--- BEGIN ---

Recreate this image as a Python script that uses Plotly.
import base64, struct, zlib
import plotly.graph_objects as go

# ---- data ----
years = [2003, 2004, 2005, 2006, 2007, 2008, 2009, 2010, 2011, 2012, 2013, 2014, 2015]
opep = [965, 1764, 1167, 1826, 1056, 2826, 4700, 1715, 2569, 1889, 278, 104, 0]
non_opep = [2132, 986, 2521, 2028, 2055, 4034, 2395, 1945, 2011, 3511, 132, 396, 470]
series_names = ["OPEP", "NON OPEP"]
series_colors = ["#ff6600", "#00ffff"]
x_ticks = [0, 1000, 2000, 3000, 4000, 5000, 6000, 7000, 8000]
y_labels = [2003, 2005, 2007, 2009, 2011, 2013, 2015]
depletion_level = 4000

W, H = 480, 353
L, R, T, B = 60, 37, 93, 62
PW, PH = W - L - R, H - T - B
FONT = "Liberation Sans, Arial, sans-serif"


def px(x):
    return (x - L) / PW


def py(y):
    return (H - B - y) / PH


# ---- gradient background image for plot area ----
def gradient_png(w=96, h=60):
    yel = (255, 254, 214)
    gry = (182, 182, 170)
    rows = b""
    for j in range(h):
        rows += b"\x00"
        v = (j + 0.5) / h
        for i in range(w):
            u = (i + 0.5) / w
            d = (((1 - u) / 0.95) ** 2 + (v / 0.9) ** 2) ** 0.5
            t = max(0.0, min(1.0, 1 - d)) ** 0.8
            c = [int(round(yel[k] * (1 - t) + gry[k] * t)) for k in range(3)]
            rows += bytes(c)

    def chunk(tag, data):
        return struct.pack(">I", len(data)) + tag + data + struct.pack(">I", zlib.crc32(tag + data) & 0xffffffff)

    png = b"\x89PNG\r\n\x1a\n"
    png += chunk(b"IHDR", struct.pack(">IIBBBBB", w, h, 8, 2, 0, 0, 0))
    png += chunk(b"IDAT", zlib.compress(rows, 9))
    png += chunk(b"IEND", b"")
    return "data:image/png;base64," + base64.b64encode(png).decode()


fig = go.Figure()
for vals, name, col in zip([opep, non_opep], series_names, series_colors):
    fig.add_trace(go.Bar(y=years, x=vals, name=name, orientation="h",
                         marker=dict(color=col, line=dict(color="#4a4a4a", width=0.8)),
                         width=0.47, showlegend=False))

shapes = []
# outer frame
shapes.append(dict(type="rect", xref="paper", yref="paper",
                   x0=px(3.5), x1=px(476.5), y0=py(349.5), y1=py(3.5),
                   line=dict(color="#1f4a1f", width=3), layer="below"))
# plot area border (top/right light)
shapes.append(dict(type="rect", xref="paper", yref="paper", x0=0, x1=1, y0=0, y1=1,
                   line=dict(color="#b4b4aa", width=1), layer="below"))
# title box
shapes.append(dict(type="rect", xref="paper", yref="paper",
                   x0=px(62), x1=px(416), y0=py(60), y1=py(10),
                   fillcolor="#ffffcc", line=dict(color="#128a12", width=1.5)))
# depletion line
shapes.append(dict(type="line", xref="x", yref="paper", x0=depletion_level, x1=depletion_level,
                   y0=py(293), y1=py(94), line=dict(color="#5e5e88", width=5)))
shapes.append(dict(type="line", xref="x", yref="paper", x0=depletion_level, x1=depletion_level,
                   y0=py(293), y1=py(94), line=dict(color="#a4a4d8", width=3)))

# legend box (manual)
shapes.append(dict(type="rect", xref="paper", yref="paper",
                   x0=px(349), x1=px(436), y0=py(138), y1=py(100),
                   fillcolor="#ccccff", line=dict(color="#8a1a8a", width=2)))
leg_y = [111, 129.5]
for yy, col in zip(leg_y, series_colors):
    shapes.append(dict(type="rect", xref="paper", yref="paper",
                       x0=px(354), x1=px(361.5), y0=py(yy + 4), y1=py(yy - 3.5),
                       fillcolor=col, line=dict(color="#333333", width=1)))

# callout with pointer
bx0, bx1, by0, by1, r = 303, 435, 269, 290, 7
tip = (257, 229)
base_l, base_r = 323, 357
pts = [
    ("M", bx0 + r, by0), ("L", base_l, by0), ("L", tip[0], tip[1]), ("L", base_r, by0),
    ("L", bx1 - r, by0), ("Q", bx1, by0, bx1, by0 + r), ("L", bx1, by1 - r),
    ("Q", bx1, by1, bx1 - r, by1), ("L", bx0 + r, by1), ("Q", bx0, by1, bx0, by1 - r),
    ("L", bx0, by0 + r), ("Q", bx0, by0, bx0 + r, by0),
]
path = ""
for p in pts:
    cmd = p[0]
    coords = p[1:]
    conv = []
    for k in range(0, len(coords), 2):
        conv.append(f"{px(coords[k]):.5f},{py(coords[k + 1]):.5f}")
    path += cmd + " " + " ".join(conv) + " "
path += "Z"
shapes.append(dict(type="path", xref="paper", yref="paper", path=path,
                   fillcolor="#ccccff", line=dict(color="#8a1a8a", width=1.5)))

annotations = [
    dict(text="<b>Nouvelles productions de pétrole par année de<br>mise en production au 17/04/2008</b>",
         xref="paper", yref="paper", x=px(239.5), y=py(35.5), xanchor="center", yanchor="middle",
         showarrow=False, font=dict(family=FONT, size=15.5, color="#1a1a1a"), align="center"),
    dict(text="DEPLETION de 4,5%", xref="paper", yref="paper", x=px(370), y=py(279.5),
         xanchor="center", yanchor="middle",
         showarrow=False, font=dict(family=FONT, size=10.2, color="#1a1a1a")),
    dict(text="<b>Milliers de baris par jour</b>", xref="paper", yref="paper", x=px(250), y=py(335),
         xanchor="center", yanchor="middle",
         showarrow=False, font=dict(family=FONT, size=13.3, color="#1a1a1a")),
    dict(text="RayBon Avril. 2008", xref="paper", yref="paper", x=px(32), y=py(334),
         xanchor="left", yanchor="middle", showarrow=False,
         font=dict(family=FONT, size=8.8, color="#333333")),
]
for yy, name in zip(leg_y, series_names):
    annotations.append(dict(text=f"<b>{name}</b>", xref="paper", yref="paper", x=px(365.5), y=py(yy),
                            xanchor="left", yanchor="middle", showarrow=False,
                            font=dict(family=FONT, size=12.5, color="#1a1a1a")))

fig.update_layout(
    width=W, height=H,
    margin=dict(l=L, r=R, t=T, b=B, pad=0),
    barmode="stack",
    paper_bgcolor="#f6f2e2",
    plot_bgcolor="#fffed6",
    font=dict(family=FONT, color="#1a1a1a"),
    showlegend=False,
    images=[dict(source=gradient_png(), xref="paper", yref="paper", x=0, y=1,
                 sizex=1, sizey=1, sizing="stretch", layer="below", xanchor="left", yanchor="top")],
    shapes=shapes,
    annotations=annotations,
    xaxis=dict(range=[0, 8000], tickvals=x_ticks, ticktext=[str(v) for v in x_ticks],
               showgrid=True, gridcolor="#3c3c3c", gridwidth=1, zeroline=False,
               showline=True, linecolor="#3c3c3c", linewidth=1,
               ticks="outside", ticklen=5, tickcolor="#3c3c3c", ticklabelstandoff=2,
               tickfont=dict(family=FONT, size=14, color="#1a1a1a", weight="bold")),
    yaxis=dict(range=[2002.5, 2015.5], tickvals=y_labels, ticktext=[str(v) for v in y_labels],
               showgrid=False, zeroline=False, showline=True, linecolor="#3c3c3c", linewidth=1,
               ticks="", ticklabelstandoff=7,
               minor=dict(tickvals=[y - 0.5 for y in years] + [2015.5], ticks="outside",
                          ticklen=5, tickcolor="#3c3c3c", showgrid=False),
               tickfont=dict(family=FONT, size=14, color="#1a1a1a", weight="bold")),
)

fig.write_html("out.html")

--- END ---

_Written problem:_ Beginning at the first line above, repeat exactly until the line containing "return (H - B - y) / PH", which is included.

_The solution:_
Recreate this image as a Python script that uses Plotly.
import base64, struct, zlib
import plotly.graph_objects as go

# ---- data ----
years = [2003, 2004, 2005, 2006, 2007, 2008, 2009, 2010, 2011, 2012, 2013, 2014, 2015]
opep = [965, 1764, 1167, 1826, 1056, 2826, 4700, 1715, 2569, 1889, 278, 104, 0]
non_opep = [2132, 986, 2521, 2028, 2055, 4034, 2395, 1945, 2011, 3511, 132, 396, 470]
series_names = ["OPEP", "NON OPEP"]
series_colors = ["#ff6600", "#00ffff"]
x_ticks = [0, 1000, 2000, 3000, 4000, 5000, 6000, 7000, 8000]
y_labels = [2003, 2005, 2007, 2009, 2011, 2013, 2015]
depletion_level = 4000

W, H = 480, 353
L, R, T, B = 60, 37, 93, 62
PW, PH = W - L - R, H - T - B
FONT = "Liberation Sans, Arial, sans-serif"


def px(x):
    return (x - L) / PW


def py(y):
    return (H - B - y) / PH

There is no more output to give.